There are two Test series against India and Pakistan to be won and the best chance of winning them is to select the country’s best and in-form players. Regardless of who they are, or how old they are.

Certain players, having been given a chance at international level, need to be honest with themselves and admit that they either weren’t good enough or hungry enough to play at that level. And if they can’t, then the national selectors need to be ruthless enough to do it for them.

But similarly, there are players who should not be written off, especially when their form is as compelling as that shown in recent years by HD Ackerman. He scored 1804 first-class runs at an average of 82 for Leicestershire last English summer and has added another 329 – with two centuries – in the first three Supersport Series games for the Warriors this season and lies third in the national averages. He is 33-years-old.
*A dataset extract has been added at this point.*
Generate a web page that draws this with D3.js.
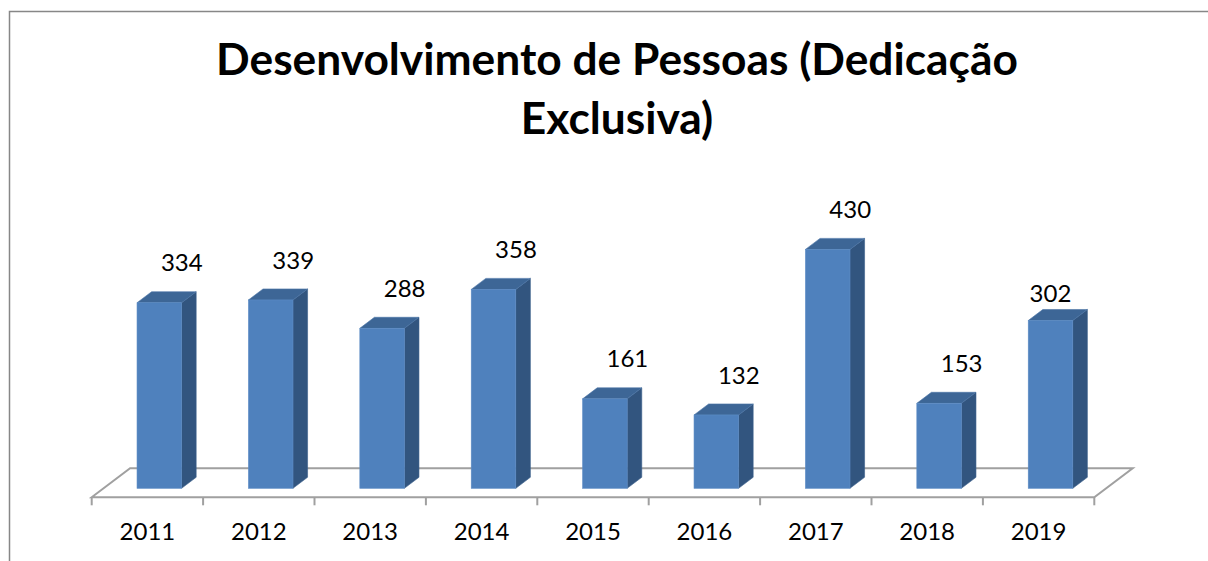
<!DOCTYPE html>
<html>
<head>
<meta charset="utf-8">
<script src="https://cdn.jsdelivr.net/npm/d3@7"></script>
<style>
  body { margin: 0; background: #fff; }
  svg { display: block; }
</style>
</head>
<body>
<div id="chart"></div>
<script>
// dados - data
var years = ['2011', '2012', '2013', '2014', '2015', '2016', '2017', '2018', '2019'];
var values = [334, 339, 288, 358, 161, 132, 430, 153, 302];
var titleLines = ['Desenvolvimento de Pessoas (Dedicação', 'Exclusiva)'];

var width = 1208;
var height = 561;
var font = 'Lato, Open Sans, sans-serif';
var labelSize = '24px';

var svg = d3
.select('#chart')
.append('svg')
.attr('width', width)
.attr('height', height)
;

// moldura - outer frame (cut at right and bottom)
svg
.append('path')
.attr('d', 'M9.5,' + height + 'V11.5H' + width)
.attr('fill', 'none')
.attr('stroke', '#878787')
.attr('stroke-width', 1.5)
;

// titulo
var title = svg
.append('g')
.attr('font-family', font)
.attr('font-weight', 'bold')
.attr('fill', '#000')
.attr('text-anchor', 'middle')
;

var t1 = title
.append('text')
.text(titleLines[0])
.attr('x', 617)
.attr('y', 75)
.attr('font-size', '40px')
;

// fit first line to the width of the original
var fs = 40 * 802 / t1.node().getComputedTextLength();
t1.attr('font-size', fs + 'px');

title
.append('text')
.text(titleLines[1])
.attr('x', 617)
.attr('y', 134)
.attr('font-size', fs + 'px')
;

// plano 3d - floor
var floorLeft = 91.7, floorRight = 1094.3, floorY = 497.3;
var depthX = 38.4, depthY = -29;

var x = d3.scaleBand()
.domain(years)
.range([floorLeft, floorRight])
;

var h = d3.scaleLinear()
.domain([0, 500])
.range([0, 277.8])
;

svg
.append('path')
.attr('d', 'M' + floorLeft + ',' + floorY +
  'L' + (floorLeft + depthX) + ',' + (floorY + depthY) +
  'H' + (floorRight + depthX) +
  'L' + floorRight + ',' + floorY + 'Z')
.attr('fill', '#fff')
.attr('stroke', '#a0a0a0')
.attr('stroke-width', 2)
;

// ticks at band boundaries
var bounds = years.map(function(d){ return x(d); }).concat([floorRight]);

svg
.append('g')
.selectAll('line')
.data(bounds)
.join('line')
.attr('x1', function(d){ return d; })
.attr('x2', function(d){ return d; })
.attr('y1', floorY)
.attr('y2', floorY + 8)
.attr('stroke', '#a0a0a0')
.attr('stroke-width', 2)
;

// rotulos do eixo - axis labels
var axis = d3.axisBottom(x).tickSize(0).tickPadding(26);

svg
.append('g')
.attr('transform', 'translate(0,' + floorY + ')')
.call(axis)
.call(function(g){ g.select('.domain').remove(); })
.selectAll('text')
.attr('font-family', font)
.attr('font-size', labelSize)
.attr('fill', '#000')
;

// barras 3d - bars
var d0 = 0.31, d1 = 0.69;
var bw = x.bandwidth() * 0.4;
var bdx = (d1 - d0) * depthX, bdy = (d1 - d0) * depthY;

var bars = svg
.append('g')
.selectAll('g')
.data(values)
.join('g')
;

function frontX(d, i) {
  return x(years[i]) + d0 * depthX + (x.bandwidth() - bw) / 2;
}
var baseY = floorY + d0 * depthY;

// side
bars
.append('path')
.attr('d', function(d, i){
  var x1 = frontX(d, i) + bw, top = baseY - h(d);
  return 'M' + x1 + ',' + baseY + 'V' + top +
    'l' + bdx + ',' + bdy + 'V' + (baseY + bdy) + 'Z';
})
.attr('fill', '#32557f')
.attr('stroke', '#3a5f8c')
.attr('stroke-width', 0.6)
;

// top
bars
.append('path')
.attr('d', function(d, i){
  var x0 = frontX(d, i), top = baseY - h(d);
  return 'M' + x0 + ',' + top + 'h' + bw +
    'l' + bdx + ',' + bdy + 'h' + (-bw) + 'Z';
})
.attr('fill', '#3d6696')
.attr('stroke', '#4a74a6')
.attr('stroke-width', 0.6)
;

// front
bars
.append('rect')
.attr('x', function(d, i){ return frontX(d, i); })
.attr('y', function(d){ return baseY - h(d); })
.attr('width', bw)
.attr('height', function(d){ return h(d); })
.attr('fill', '#4f81bd')
.attr('stroke', '#5d8cc5')
.attr('stroke-width', 0.6)
;

// valores - data labels (the last one sits lower, centred on its bar)
var last = values.length - 1;

bars
.append('text')
.text(function(d){ return d; })
.attr('x', function(d, i){ return frontX(d, i) + bw / 2 + (i === last ? 0 : 22.5); })
.attr('y', function(d, i){ return baseY - h(d) - (i === last ? 27 : 40); })
.attr('dy', '0.36em')
.attr('text-anchor', 'middle')
.attr('font-family', font)
.attr('font-size', labelSize)
.attr('fill', '#000')
;
</script>
</body>
</html>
Top of the averages is Dolphin Doug Watson who has collected 358 runs at an average of 119. He is 33-years-old.

“There is no doubt that I’m playing the best cricket of my life at the moment,” Ackerman said after making 129 against the Eagles in Port Elizabeth. It was an innings which Boeta Dippenaar described as “amongst the best five centuries I’ve ever seen, at any level.”

Ackerman refuses to let the dream of international cricket die. When he was capped nine years ago he gave his national blazer to father Hylton as a replacement for the one he never received in 1970. But as a player, he didn’t have the necessary weapons to cope with an international bowling attack, primarily the knowledge gained by playing against a variety of bowlers in different conditions.
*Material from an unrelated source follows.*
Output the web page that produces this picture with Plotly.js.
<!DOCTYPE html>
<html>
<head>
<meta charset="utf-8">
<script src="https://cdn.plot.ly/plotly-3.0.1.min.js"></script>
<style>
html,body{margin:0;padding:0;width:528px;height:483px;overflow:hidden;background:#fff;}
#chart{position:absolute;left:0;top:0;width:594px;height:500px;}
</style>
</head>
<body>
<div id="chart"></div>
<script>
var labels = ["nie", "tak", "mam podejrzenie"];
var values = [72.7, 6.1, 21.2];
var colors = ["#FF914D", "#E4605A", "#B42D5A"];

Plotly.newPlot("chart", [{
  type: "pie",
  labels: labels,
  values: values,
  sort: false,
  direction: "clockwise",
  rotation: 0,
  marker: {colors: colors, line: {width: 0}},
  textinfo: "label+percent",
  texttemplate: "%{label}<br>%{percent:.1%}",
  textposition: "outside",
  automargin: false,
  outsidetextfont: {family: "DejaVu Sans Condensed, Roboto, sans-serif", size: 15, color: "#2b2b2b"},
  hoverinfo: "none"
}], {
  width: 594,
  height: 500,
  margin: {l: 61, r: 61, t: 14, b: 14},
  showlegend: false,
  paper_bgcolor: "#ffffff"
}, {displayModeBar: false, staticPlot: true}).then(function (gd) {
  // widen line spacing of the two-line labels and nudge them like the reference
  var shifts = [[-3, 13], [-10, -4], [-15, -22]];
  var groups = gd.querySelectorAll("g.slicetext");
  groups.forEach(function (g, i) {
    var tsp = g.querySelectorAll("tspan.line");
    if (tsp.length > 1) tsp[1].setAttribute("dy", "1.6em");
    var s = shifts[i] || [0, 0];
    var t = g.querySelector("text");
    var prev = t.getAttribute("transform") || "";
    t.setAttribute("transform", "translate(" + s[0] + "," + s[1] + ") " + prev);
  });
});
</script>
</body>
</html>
Now he does. And he couldn’t be more out in the cold if he bought a house in Reykjavic and moved to Iceland.

“I still wince a little when I read a newspaper and see myself described as a ‘veteran’ – I don’t feel like a veteran. But it seems like it’s always been the way in South African sport, we regard ourselves as dried up and finished by the time other countries would regard us as reaching our prime,” Ackerman laughed.
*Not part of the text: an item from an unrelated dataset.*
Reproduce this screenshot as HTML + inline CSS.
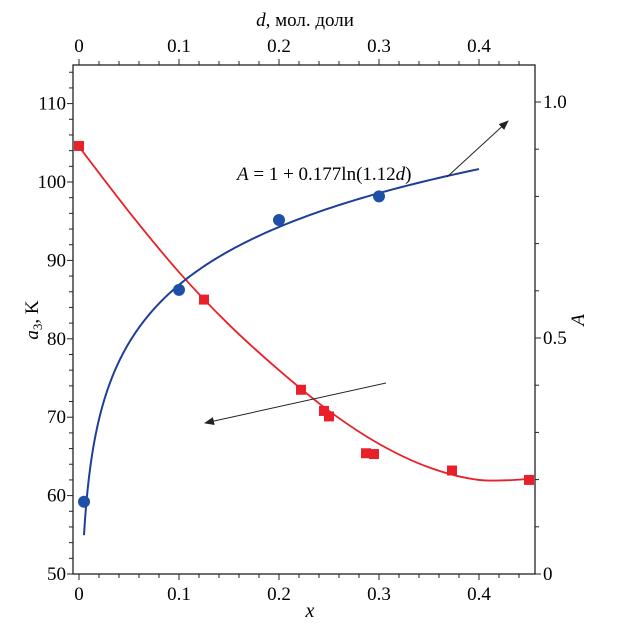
<!DOCTYPE html>
<html><head><meta charset="utf-8"><style>
body{margin:0;background:#fff}
svg{display:block;font-family:"Liberation Serif",serif}
</style></head><body>
<svg id="chart" width="629" height="640" viewBox="0 0 629 640" xmlns="http://www.w3.org/2000/svg">
<defs><marker id="ah" markerWidth="10" markerHeight="8" refX="9" refY="4" orient="auto" markerUnits="userSpaceOnUse"><path d="M0,0 L10,4 L0,8 Z" fill="#222"/></marker></defs>
<g id="axes"></g>
<g id="series"></g>
<text x="237" y="180" font-size="19"><tspan font-style="italic">A</tspan> = 1 + 0.177ln(1.12<tspan font-style="italic">d</tspan>)</text>
<line x1="447" y1="177" x2="508" y2="121" stroke="#222" stroke-width="1" marker-end="url(#ah)"/>
<line x1="386" y1="383" x2="205" y2="423" stroke="#222" stroke-width="1" marker-end="url(#ah)"/>
<text x="305" y="26" font-size="19" text-anchor="middle"><tspan font-style="italic">d</tspan>, мол. доли</text>
<text x="310" y="617" font-size="20" font-style="italic" text-anchor="middle">x</text>
<text transform="translate(38,320) rotate(-90)" font-size="19" text-anchor="middle"><tspan font-style="italic">a</tspan><tspan font-size="13" dy="4">3</tspan><tspan dy="-4">, K</tspan></text>
<text transform="translate(584,320) rotate(-90)" font-size="19" font-style="italic" text-anchor="middle">A</text>
</svg>
<script>
const xTicks=[0,0.1,0.2,0.3,0.4];
const xTickLabels=["0","0.1","0.2","0.3","0.4"];
const yTicks=[50,60,70,80,90,100,110];
const aTicks=[0,0.5,1.0];
const aTickLabels=["0","0.5","1.0"];
const blueX=[0.005,0.1,0.2,0.3];
const blueA=[0.153,0.602,0.75,0.80];
const fitCoefA=1, fitCoefB=0.177, fitCoefC=1.12;
const fitRange=[0.005,0.4];
const redX=[0,0.125,0.222,0.245,0.25,0.287,0.295,0.373,0.45];
const redA3=[104.6,85,73.5,70.8,70.1,65.4,65.3,63.2,62];
const redCurveX=[0,0.05,0.1,0.15,0.2,0.25,0.3,0.35,0.4,0.45];
const redCurveY=[104.5,96.2,88.5,81.8,76,70.8,66.6,63.6,62.0,62.1];

const L=73,R=535,T=65,B=574;
const sx=v=>79+v*1000;
const sy=v=>B-(v-50)*7.84;
const sa=v=>B-v*472;
const NS='http://www.w3.org/2000/svg';
const ax=document.getElementById('axes'), se=document.getElementById('series');
function mk(tag,attrs,parent){const e=document.createElementNS(NS,tag);for(const k in attrs)e.setAttribute(k,attrs[k]);parent.appendChild(e);return e;}
const frame=mk('rect',{x:L,y:T,width:R-L,height:B-T,fill:'none',stroke:'#222','stroke-width':1.3},ax);


for(let v=0;v<=0.45001;v+=0.02){const x=sx(v);const big=Math.abs(v*10-Math.round(v*10))<1e-6;const len=big?6:4;
 mk('line',{x1:x,y1:B,x2:x,y2:B+len,stroke:'#222'},ax);
 mk('line',{x1:x,y1:T,x2:x,y2:T-len,stroke:'#222'},ax);}
xTicks.forEach((v,i)=>{
 const t=mk('text',{x:sx(v),y:600,'font-size':19,'text-anchor':'middle'},ax);t.textContent=xTickLabels[i];
 
 
 const t2=mk('text',{x:sx(v),y:52,'font-size':19,'text-anchor':'middle'},ax);t2.textContent=xTickLabels[i];
 
 
});
for(let v=50;v<=114;v+=2){const y=sy(v);const big=v%10===0;mk('line',{x1:L,y1:y,x2:L-(big?6:4),y2:y,stroke:'#222'},ax);}
yTicks.forEach(v=>{const t=mk('text',{x:L-7,y:sy(v)+6,'font-size':19,'text-anchor':'end'},ax);t.textContent=v;
 
 });
for(let v=0;v<=1.0001;v+=0.1){const y=sa(v);const big=Math.abs(v*2-Math.round(v*2))<1e-6;mk('line',{x1:R,y1:y,x2:R+(big?6:4),y2:y,stroke:'#222'},ax);}
aTicks.forEach((v,i)=>{const t=mk('text',{x:R+8,y:sa(v)+6,'font-size':19},ax);t.textContent=aTickLabels[i];
 
 });
function smooth(pts){let d='M'+pts[0][0]+','+pts[0][1];for(let i=0;i<pts.length-1;i++){const p0=pts[i-1]||pts[i],p1=pts[i],p2=pts[i+1],p3=pts[i+2]||p2;
 d+=` C${p1[0]+(p2[0]-p0[0])/6},${p1[1]+(p2[1]-p0[1])/6} ${p2[0]-(p3[0]-p1[0])/6},${p2[1]-(p3[1]-p1[1])/6} ${p2[0]},${p2[1]}`;}return d;}
const rc=mk('path',{d:smooth(redCurveX.map((x,i)=>[sx(x),sy(redCurveY[i])])),fill:'none',stroke:'#e8202a','stroke-width':1.8},se);


let bd='';for(let i=0;i<=200;i++){const d=fitRange[0]*Math.pow(fitRange[1]/fitRange[0],i/200);const A=fitCoefA+fitCoefB*Math.log(fitCoefC*d);bd+=(i?'L':'M')+sx(d)+','+sa(A);}
const bc=mk('path',{d:bd,fill:'none',stroke:'#1f3f96','stroke-width':2},se);


redX.forEach((x,i)=>{const r=mk('rect',{x:sx(x)-5,y:sy(redA3[i])-5,width:10,height:10,fill:'#e8202a'},se);
 
 });
blueX.forEach((x,i)=>{const c=mk('circle',{cx:sx(x),cy:sa(blueA[i]),r:6,fill:'#1f4fa8'},se);
 
 });
</script>
</body></html>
So does he still expect a call from Haroon Lorgat? “No, sadly not.” Does he still hope for one? “It’s hard not to think about what it would be like to get another chance at international cricket. I was so young back then, I know so much more now. I’m just so much of a better player. When I see someone like Michael Hussey making his debut at 30, then I really believe I could make a success of it,” Ackerman says.

Sure, let’s build towards the World Cup and think of the future. But the future is also next week and next month. Young and talented players should be learning their game in domestic cricket, not on the international stage. I’m not saying HD Ackerman should be selected for South Africa – I would never embarrass him by doing that.

But I am saying that, on current form, he’s the best batsman in South Africa (Jacques Kallis has no first-class form at all having not played for six months), he holds a South African passport and, as far as I know, he is available for selection. It would be comforting to know that some more important people in the SA Cricket food chain than me know that, too.